# WORK INSTRUCTIONS
Please reproduce exactly the lines between the line holding "Clone this chart in Chart.js." and the line holding "const GRID = '#d9d9d9';", inclusive, leaving out any pictures.

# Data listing
--- BEGIN ---

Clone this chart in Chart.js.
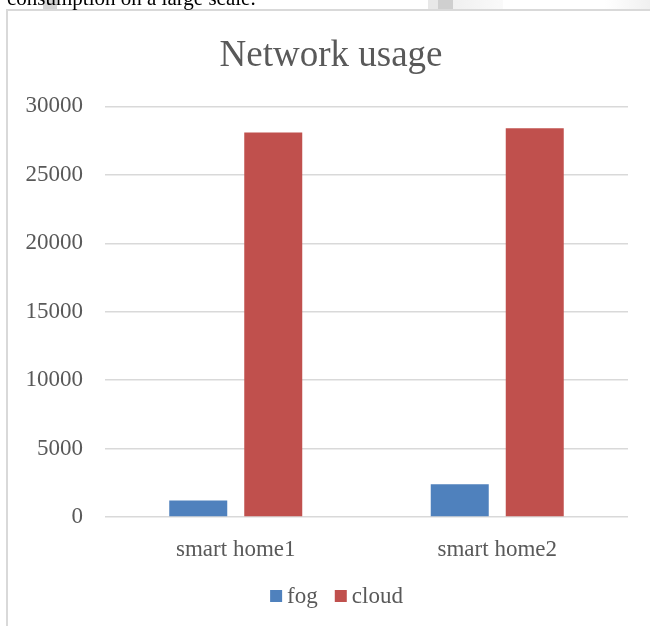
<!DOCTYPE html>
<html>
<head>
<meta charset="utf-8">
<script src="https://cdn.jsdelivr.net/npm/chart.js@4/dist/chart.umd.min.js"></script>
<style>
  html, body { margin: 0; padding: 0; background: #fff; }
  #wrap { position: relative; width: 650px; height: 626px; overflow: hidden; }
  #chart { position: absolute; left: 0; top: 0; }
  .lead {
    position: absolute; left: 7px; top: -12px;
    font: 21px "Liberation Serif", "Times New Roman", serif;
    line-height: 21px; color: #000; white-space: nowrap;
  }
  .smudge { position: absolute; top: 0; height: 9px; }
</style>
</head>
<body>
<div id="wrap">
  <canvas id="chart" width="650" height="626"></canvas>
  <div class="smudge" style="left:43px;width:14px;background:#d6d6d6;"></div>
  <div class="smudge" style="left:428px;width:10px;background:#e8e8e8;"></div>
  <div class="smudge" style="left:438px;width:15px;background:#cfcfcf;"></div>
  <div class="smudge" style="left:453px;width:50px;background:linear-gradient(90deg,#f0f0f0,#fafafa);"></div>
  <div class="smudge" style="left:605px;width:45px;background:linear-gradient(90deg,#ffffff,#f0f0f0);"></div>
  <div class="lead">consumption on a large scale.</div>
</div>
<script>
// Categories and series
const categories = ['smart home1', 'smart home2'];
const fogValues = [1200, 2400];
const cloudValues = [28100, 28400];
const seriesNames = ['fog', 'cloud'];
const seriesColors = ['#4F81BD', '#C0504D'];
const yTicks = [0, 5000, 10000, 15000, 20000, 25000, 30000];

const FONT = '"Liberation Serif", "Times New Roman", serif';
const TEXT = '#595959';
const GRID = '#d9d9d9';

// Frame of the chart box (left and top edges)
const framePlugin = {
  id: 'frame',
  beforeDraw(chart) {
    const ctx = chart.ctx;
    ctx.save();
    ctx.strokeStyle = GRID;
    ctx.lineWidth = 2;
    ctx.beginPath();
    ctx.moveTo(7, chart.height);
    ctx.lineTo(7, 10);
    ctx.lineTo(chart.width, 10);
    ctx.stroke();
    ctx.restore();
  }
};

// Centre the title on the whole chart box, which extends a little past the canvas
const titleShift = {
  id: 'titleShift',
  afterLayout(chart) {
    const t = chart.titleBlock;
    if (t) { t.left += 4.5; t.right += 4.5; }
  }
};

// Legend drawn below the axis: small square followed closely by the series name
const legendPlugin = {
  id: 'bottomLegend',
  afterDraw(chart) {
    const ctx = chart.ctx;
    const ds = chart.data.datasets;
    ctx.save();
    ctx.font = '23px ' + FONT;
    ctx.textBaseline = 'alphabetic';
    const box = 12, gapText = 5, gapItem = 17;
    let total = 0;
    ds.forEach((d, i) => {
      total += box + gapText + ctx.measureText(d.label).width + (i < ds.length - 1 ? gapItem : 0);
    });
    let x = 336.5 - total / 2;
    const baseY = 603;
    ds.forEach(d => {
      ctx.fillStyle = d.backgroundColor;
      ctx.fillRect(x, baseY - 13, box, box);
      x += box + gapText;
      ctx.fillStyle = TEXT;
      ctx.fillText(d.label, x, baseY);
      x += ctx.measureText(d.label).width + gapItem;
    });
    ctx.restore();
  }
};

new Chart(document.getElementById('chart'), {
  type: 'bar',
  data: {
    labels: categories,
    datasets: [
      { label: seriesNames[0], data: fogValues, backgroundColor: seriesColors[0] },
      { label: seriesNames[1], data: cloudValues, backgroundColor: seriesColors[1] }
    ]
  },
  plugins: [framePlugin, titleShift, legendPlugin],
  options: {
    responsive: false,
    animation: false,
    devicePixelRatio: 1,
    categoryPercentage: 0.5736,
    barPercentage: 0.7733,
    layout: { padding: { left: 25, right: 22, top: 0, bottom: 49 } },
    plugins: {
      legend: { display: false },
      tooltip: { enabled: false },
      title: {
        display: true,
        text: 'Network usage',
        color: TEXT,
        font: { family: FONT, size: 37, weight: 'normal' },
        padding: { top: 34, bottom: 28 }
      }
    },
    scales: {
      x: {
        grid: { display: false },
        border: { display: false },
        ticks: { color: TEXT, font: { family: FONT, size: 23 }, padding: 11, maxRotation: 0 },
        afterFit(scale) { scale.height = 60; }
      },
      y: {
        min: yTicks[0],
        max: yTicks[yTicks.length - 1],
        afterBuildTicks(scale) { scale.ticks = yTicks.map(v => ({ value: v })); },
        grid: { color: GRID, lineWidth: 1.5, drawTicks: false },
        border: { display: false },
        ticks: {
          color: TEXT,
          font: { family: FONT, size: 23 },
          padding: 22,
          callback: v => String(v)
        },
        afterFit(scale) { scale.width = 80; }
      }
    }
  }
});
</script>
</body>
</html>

--- END ---
--- BEGIN ---

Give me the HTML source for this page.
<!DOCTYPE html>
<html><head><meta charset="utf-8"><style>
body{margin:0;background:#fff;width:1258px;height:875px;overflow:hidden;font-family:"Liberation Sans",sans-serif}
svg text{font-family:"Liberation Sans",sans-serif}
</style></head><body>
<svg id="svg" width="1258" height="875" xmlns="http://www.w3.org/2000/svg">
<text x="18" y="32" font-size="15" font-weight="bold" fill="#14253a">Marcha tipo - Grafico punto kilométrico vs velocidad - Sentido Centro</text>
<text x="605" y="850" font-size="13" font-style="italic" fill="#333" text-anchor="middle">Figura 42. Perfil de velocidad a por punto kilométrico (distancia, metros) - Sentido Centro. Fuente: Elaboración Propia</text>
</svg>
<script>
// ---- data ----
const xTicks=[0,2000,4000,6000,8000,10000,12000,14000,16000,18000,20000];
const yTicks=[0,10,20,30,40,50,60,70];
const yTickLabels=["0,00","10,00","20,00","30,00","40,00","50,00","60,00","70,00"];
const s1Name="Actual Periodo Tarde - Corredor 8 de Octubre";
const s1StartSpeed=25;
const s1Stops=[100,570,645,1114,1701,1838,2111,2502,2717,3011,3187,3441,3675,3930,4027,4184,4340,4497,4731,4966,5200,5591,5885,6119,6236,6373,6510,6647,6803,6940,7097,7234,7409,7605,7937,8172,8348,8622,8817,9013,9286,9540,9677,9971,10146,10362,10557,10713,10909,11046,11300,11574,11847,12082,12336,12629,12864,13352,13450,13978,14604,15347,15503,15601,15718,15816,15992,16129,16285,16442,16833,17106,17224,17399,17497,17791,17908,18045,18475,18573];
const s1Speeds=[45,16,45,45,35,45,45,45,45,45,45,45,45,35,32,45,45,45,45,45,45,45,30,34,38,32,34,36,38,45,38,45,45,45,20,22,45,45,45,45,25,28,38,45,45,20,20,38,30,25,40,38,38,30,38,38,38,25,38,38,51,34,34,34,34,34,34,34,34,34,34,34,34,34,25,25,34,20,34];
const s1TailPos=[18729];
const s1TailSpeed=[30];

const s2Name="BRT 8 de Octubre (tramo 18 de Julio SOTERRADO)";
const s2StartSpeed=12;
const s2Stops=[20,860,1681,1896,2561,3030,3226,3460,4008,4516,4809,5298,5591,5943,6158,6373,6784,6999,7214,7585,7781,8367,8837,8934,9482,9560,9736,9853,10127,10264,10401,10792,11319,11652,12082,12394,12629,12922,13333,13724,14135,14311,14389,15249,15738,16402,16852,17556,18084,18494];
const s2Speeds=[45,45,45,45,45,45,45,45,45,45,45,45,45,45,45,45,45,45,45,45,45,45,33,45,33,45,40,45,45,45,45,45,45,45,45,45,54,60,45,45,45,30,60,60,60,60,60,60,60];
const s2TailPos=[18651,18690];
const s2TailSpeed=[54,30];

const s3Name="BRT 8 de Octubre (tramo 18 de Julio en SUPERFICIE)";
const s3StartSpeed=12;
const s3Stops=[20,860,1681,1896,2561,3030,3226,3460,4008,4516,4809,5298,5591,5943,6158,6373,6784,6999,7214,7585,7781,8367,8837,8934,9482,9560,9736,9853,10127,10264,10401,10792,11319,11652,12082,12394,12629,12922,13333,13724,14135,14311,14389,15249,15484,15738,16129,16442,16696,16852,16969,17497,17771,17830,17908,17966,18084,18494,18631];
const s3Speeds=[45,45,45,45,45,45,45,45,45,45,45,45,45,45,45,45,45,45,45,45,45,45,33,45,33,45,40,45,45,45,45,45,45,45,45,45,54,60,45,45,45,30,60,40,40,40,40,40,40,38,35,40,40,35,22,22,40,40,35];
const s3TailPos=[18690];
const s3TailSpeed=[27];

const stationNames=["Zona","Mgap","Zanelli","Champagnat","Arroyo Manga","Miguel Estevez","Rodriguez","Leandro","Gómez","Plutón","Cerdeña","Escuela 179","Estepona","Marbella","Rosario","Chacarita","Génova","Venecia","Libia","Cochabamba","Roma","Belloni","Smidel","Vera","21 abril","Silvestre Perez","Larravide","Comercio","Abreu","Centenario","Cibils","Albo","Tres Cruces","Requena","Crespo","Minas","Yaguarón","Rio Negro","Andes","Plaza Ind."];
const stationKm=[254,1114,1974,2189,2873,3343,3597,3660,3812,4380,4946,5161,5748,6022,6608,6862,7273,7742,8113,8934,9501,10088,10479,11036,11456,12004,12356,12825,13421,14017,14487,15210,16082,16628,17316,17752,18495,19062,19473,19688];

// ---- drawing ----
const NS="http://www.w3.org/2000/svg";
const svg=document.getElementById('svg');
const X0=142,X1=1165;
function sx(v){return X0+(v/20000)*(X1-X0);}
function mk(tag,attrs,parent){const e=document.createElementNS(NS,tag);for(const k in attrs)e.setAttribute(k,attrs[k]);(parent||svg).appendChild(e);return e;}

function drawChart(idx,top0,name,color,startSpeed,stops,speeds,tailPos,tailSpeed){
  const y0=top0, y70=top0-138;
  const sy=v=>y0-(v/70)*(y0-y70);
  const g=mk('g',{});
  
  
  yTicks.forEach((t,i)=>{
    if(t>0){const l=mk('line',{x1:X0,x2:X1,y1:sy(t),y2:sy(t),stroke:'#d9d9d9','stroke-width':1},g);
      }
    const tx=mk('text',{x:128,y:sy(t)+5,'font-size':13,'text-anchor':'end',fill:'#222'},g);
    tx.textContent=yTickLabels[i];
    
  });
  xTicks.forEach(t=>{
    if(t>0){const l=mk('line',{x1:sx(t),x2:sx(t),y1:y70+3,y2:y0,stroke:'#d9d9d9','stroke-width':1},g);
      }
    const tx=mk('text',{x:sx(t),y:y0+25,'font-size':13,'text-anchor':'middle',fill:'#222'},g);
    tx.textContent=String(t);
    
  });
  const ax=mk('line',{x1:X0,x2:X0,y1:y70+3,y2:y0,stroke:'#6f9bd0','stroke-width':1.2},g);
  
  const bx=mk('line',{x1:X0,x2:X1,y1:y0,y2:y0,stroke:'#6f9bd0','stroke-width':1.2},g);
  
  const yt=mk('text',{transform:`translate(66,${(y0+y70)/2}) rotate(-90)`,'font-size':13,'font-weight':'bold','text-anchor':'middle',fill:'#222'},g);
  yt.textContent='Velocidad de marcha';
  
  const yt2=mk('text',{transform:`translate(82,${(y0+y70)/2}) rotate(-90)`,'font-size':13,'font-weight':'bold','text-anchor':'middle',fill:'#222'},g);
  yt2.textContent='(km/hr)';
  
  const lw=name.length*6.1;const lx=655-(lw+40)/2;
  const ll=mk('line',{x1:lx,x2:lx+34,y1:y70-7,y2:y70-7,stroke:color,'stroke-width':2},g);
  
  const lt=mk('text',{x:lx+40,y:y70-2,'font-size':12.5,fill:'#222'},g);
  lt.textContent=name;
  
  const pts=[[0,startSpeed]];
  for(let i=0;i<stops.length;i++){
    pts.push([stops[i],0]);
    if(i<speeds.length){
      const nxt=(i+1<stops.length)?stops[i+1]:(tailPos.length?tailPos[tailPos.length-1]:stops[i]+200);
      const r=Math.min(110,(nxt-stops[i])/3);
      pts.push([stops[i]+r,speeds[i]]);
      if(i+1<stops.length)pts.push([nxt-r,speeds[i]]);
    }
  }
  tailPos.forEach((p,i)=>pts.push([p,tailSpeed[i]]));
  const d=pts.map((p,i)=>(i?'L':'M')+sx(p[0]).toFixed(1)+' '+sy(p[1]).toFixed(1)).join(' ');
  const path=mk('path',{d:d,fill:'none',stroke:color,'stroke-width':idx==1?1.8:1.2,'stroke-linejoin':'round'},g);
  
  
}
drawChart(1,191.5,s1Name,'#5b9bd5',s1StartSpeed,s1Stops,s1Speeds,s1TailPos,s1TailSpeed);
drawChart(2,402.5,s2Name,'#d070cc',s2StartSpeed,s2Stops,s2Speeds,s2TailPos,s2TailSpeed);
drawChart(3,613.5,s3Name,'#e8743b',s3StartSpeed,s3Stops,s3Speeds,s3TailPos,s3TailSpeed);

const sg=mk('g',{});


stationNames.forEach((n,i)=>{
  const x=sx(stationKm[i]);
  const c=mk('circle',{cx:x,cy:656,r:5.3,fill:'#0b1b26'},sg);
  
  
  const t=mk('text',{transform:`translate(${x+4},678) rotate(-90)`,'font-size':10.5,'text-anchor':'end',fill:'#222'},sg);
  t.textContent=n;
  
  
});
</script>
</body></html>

--- END ---
--- BEGIN ---

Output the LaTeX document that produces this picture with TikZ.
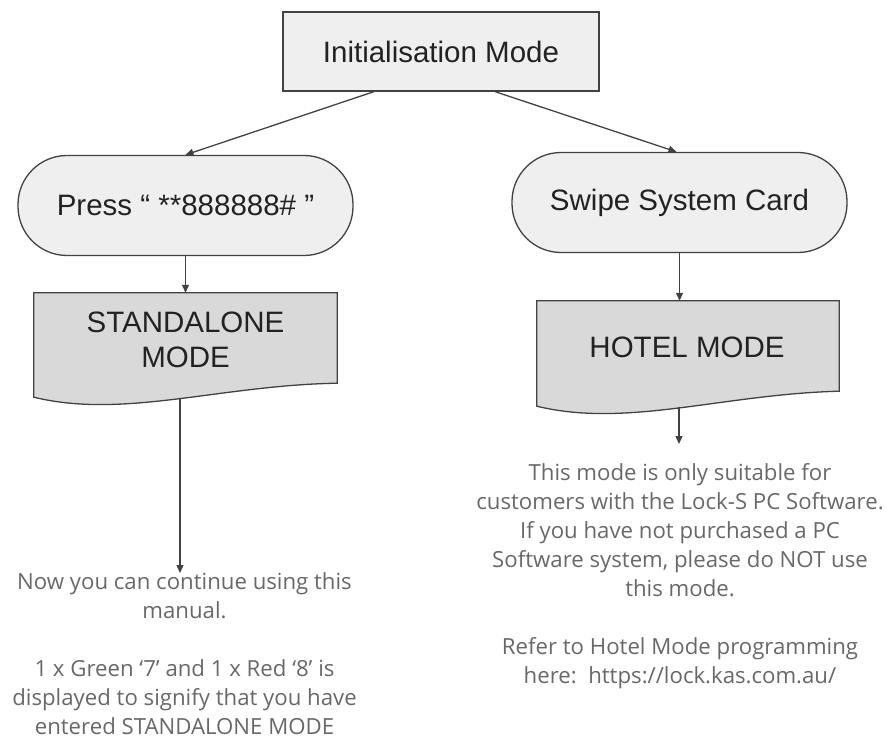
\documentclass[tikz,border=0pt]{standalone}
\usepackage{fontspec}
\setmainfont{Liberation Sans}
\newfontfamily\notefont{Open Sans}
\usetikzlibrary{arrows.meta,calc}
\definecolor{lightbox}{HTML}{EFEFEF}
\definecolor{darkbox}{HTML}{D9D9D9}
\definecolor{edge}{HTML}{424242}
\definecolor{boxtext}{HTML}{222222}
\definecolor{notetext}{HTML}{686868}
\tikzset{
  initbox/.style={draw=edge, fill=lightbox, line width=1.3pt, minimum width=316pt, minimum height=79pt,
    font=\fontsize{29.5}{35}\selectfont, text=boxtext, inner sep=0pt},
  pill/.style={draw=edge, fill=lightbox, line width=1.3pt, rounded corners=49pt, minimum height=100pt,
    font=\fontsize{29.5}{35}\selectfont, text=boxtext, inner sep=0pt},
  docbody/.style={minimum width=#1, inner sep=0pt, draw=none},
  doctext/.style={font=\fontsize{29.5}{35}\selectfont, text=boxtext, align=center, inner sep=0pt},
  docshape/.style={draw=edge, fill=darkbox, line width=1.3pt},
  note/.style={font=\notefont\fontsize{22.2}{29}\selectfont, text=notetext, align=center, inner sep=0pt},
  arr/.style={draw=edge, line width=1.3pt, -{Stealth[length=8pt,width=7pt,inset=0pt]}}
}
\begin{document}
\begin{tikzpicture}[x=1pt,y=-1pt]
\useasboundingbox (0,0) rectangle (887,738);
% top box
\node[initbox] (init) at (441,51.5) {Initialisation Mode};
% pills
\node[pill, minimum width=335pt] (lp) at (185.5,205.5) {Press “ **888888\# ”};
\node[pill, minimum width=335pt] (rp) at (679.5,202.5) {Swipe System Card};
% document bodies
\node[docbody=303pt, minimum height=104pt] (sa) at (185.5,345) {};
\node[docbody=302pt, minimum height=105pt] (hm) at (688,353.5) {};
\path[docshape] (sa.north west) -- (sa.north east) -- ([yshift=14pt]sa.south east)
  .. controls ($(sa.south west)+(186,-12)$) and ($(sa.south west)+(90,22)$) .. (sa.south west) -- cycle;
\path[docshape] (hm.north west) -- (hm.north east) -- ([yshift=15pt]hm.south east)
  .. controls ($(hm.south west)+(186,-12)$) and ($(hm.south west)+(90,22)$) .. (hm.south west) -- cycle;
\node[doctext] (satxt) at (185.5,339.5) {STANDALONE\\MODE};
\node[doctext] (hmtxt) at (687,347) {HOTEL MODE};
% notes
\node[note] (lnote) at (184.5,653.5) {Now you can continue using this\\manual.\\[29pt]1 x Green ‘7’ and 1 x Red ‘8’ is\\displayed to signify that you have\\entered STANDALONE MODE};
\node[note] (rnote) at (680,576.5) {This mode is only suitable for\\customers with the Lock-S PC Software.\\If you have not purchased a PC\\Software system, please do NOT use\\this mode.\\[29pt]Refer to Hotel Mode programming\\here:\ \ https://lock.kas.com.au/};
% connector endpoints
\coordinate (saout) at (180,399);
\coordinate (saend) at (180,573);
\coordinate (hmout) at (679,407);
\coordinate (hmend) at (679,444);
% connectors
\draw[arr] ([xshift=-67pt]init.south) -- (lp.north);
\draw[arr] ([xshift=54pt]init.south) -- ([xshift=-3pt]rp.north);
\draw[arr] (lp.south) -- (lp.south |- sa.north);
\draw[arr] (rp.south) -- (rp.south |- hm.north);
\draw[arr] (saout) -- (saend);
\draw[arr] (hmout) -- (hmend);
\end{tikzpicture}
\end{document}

--- END ---

# TASK SOLUTION
Clone this chart in Chart.js.
<!DOCTYPE html>
<html>
<head>
<meta charset="utf-8">
<script src="https://cdn.jsdelivr.net/npm/chart.js@4/dist/chart.umd.min.js"></script>
<style>
  html, body { margin: 0; padding: 0; background: #fff; }
  #wrap { position: relative; width: 650px; height: 626px; overflow: hidden; }
  #chart { position: absolute; left: 0; top: 0; }
  .lead {
    position: absolute; left: 7px; top: -12px;
    font: 21px "Liberation Serif", "Times New Roman", serif;
    line-height: 21px; color: #000; white-space: nowrap;
  }
  .smudge { position: absolute; top: 0; height: 9px; }
</style>
</head>
<body>
<div id="wrap">
  <canvas id="chart" width="650" height="626"></canvas>
  <div class="smudge" style="left:43px;width:14px;background:#d6d6d6;"></div>
  <div class="smudge" style="left:428px;width:10px;background:#e8e8e8;"></div>
  <div class="smudge" style="left:438px;width:15px;background:#cfcfcf;"></div>
  <div class="smudge" style="left:453px;width:50px;background:linear-gradient(90deg,#f0f0f0,#fafafa);"></div>
  <div class="smudge" style="left:605px;width:45px;background:linear-gradient(90deg,#ffffff,#f0f0f0);"></div>
  <div class="lead">consumption on a large scale.</div>
</div>
<script>
// Categories and series
const categories = ['smart home1', 'smart home2'];
const fogValues = [1200, 2400];
const cloudValues = [28100, 28400];
const seriesNames = ['fog', 'cloud'];
const seriesColors = ['#4F81BD', '#C0504D'];
const yTicks = [0, 5000, 10000, 15000, 20000, 25000, 30000];

const FONT = '"Liberation Serif", "Times New Roman", serif';
const TEXT = '#595959';
const GRID = '#d9d9d9';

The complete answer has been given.